Herzl, in Altneuland, solved the contradiction between a Jewish state — i.e the nation state of the Jewish people — and a liberal democracy by virtually erasing its Jewishness. Israel has solved the same contradiction by erasing its democracy.
I wonder what Herzl would have made of this manifestation of his solution to antisemitism, this militarised ethnocracy, where the Rabbinate controls the laws pertaining to marriage, divorce and burial, where 50 rabbis from the Orthodox religious establishment declare that Halachic law forbids Jews from renting or selling apartments to non-Jews, where two settler rabbis interpret the commandment Thou shalt not kill as only applying to Jews killing other Jews not to gentiles, where 30% of the Jewish population don’t want to work with ‘Arabs’ and 50% of Israeli Jews would rather not have an ‘Arab’ as a neighbour and 56% of Israeli Jewish high school students believe that ‘Arabs’ should be barred from becoming members of the Knesset.

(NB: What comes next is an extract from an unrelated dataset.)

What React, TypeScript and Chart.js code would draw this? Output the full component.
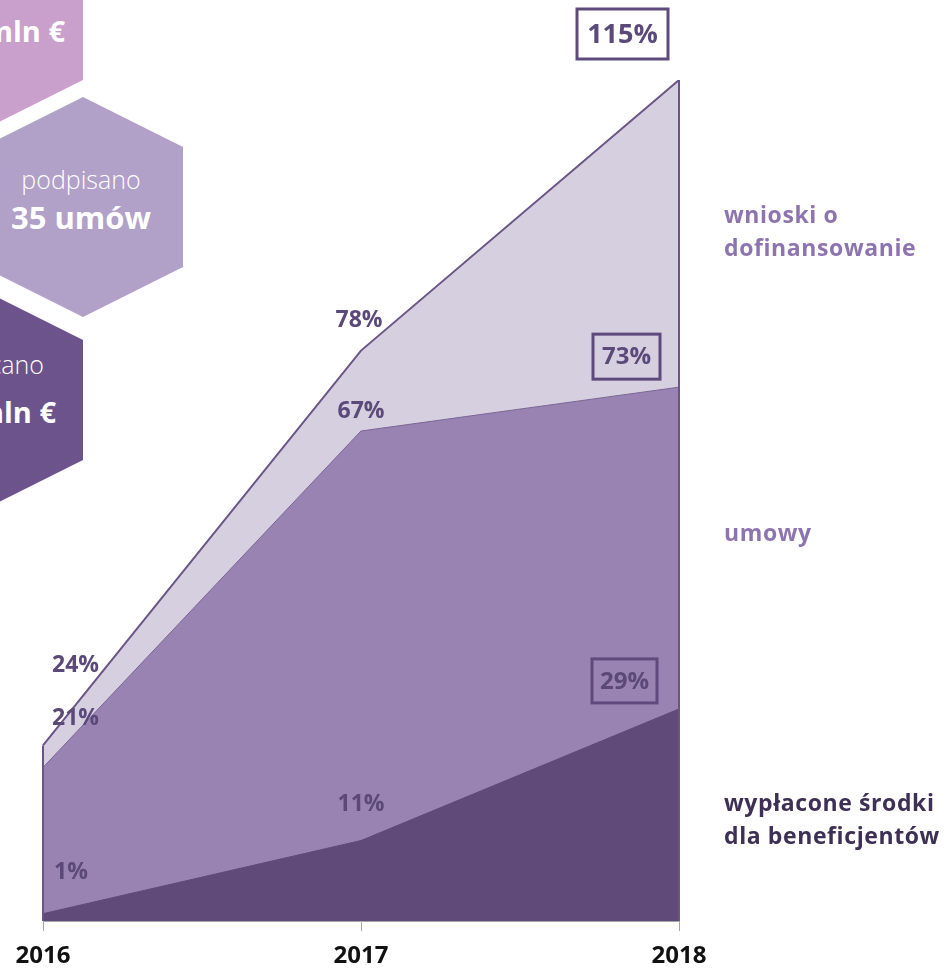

Not much like Altneuland, then. And it will get worse. Because Jews are not a nation. And if the Israeli nation continues to exclude the quarter of its population that is not Jewish, it will become more religious, more intent on Judaizing land and laws and policies, more repressive and more intolerant of dissident views until it reaches its journey’s end as a fully-formed fascist state.